Même au sein d'un cinéma "installé", il n'a jamais renié ses engagements premiers, où il tentait d'allier surréalisme et communisme, et persista à demeurer un esprit libre. Sa description des notables contraints de reporter indéfiniment un dîner à cause d'une série d'événements totalement incongrus (Le Charme discret…) développe, avec un semblable humour décapant, la séquence de la réception chez l'ambassadeur de L'Âge d'or ; l'homme incapable de satisfaire le désir qu'il éprouve pour la femme qui lui échappe (Cet obscur objet…, très ancien projet d'adaptation détournée de La Femme et le Pantin, de Pierre Louÿs) transpose, près de cinquante ans plus tard, les héros d'Un chien andalou et de L'Âge d'or, rendus impuissants par la force des interdits imposés par la société.

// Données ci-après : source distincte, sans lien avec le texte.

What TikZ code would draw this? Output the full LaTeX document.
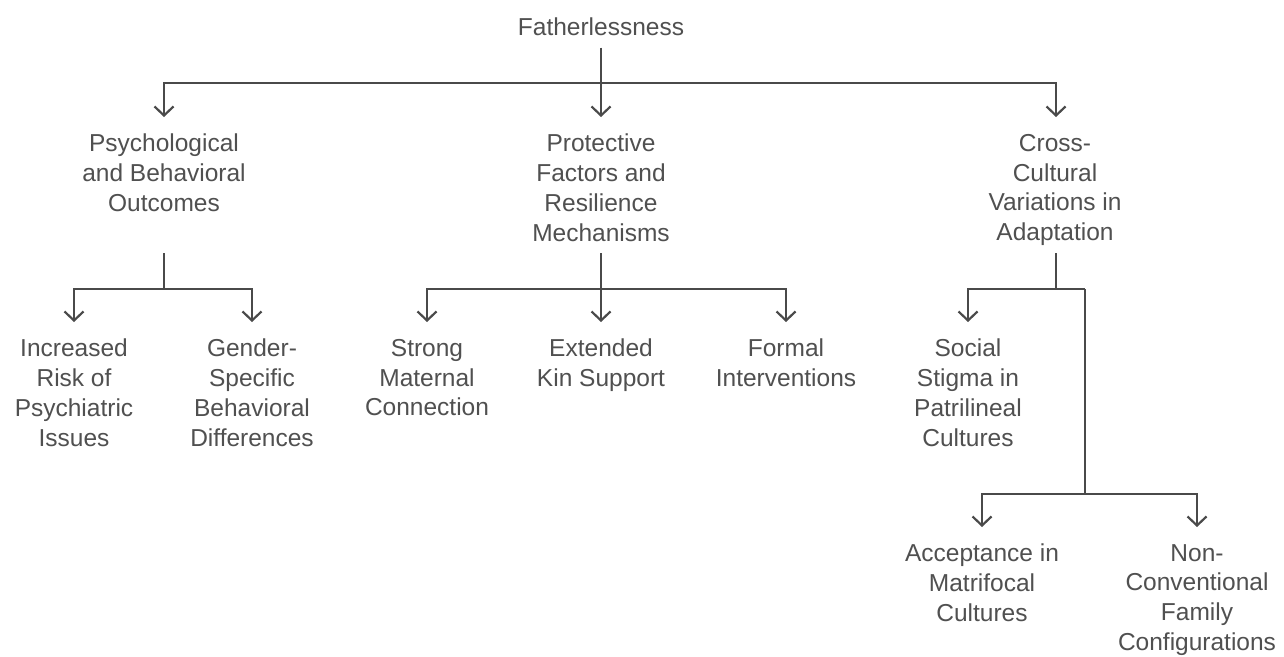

Lorsqu'il tourne à partir de textes antérieurs, comme Belle de jour, de Joseph Kessel ou Tristana, de Benito Perez Galdos, il fait de ces romans sans grand mystère des œuvres totalement personnelles, dans lesquelles les apparences explosent : la bourgeoise touchée par la grâce sexuelle et qui trouve, dans la maison semi-close où elle vient pratiquer chaque jour, à la fois libération et esclavage, l'orpheline recueillie par le vieillard libre-penseur qui lui apprend l'amour et la dépendance jusqu'au moment où elle renverse la situation et le laisse mourir, sont, même s'il ne les a pas inventés, deux personnages parfaitement buñuéliens – et accessoirement, deux des plus beaux rôles de Catherine Deneuve.
Peu de cinéastes sont demeurés aussi fidèles que Buñuel aux convictions de leur bel âge, peu de filmographies sont aussi cohérentes que la sienne.